Written exercise → The line holding "from matplotlib.patches import" is the last one to output; start at the first line of the data, keep every line in between exactly, and leave out pictures.

Supplied data →
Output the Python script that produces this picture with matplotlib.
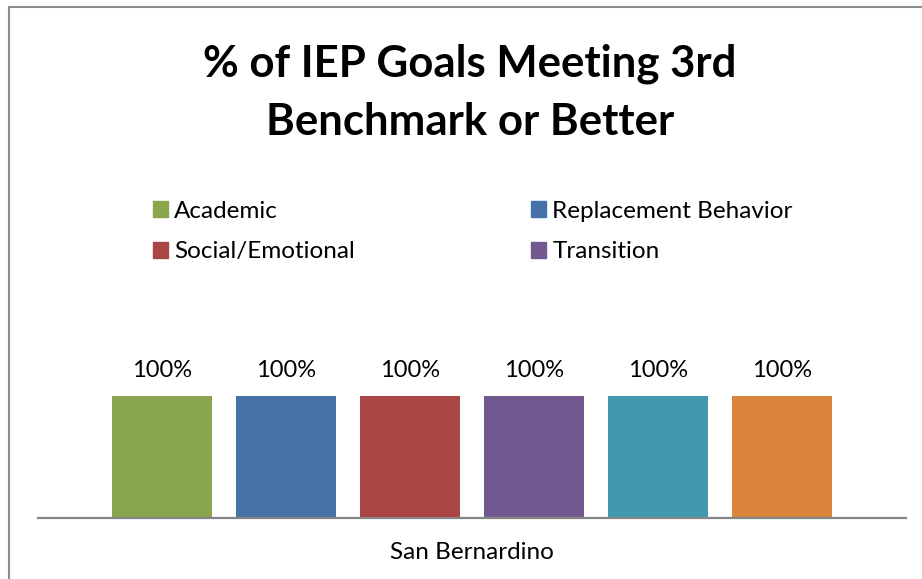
import matplotlib.pyplot as plt
from matplotlib.patches import Rectangle, Patch

categories = ["San Bernardino"]
series_names = ["Academic", "Replacement Behavior", "Social/Emotional", "Transition", "", ""]
values = [1.0, 1.0, 1.0, 1.0, 1.0, 1.0]
value_labels = ["100%", "100%", "100%", "100%", "100%", "100%"]
colors = ["#89A54E", "#4572A7", "#AA4643", "#71588F", "#4198AF", "#DB843D"]

plt.rcParams['font.family'] = ['Lato', 'DejaVu Sans']

W, H = 922, 579
fig = plt.figure(figsize=(W / 100, H / 100), dpi=100)

# chart border (runs off the right/bottom edges like the source)
fig.patches.append(Rectangle((9 / W, -0.1), 1.2, (H - 7) / H + 0.1, transform=fig.transFigure,
                             fill=False, edgecolor="#8c8c8c", linewidth=1.5))

ax = fig.add_axes([38 / W, (H - 518) / H, (906 - 38) / W, 122 / H])

step = 124 / 868
width = 100 / 868
n = len(values)
for i, (v, c, lab) in enumerate(zip(values, colors, value_labels)):
    x = (i - (n - 1) / 2) * step
    ax.bar(x, v, width=width, color=c)
    ax.annotate(lab, (x, v), xytext=(0, 13.5), textcoords="offset points",
                ha="center", va="baseline", fontsize=17)

ax.set_xlim(-0.5, 0.5)
ax.set_ylim(0, 1)
for s in ["top", "left", "right"]:
    ax.spines[s].set_visible(False)
ax.spines["bottom"].set_color("#868686")
ax.spines["bottom"].set_linewidth(1.6)
ax.set_yticks([])
ax.set_xticks([0])
ax.set_xticklabels(categories, fontsize=17.5)
ax.tick_params(axis="x", length=0, pad=17.5)

fig.text(470 / W, 1 - 93 / H, "% of IEP Goals Meeting 3rd\nBenchmark or Better",
         ha="center", va="center", fontsize=31.5, fontweight="bold", linespacing=1.55)

handles = [Patch(color=c) for c in colors]
common = dict(loc="center left", frameon=False, fontsize=17.5, handlelength=0.62,
              handleheight=0.62, handletextpad=0.25, labelspacing=0.82, borderpad=0,
              borderaxespad=0)
fig.legend([handles[0], handles[2]], [series_names[0], series_names[2]],
           bbox_to_anchor=(153 / W, 1 - 231.5 / H), **common)
fig.legend([handles[1], handles[3]], [series_names[1], series_names[3]],
           bbox_to_anchor=(531 / W, 1 - 231.5 / H), **common)

fig.savefig("out.png", dpi=100)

Output of the task →
Output the Python script that produces this picture with matplotlib.
import matplotlib.pyplot as plt
from matplotlib.patches import Rectangle, Patch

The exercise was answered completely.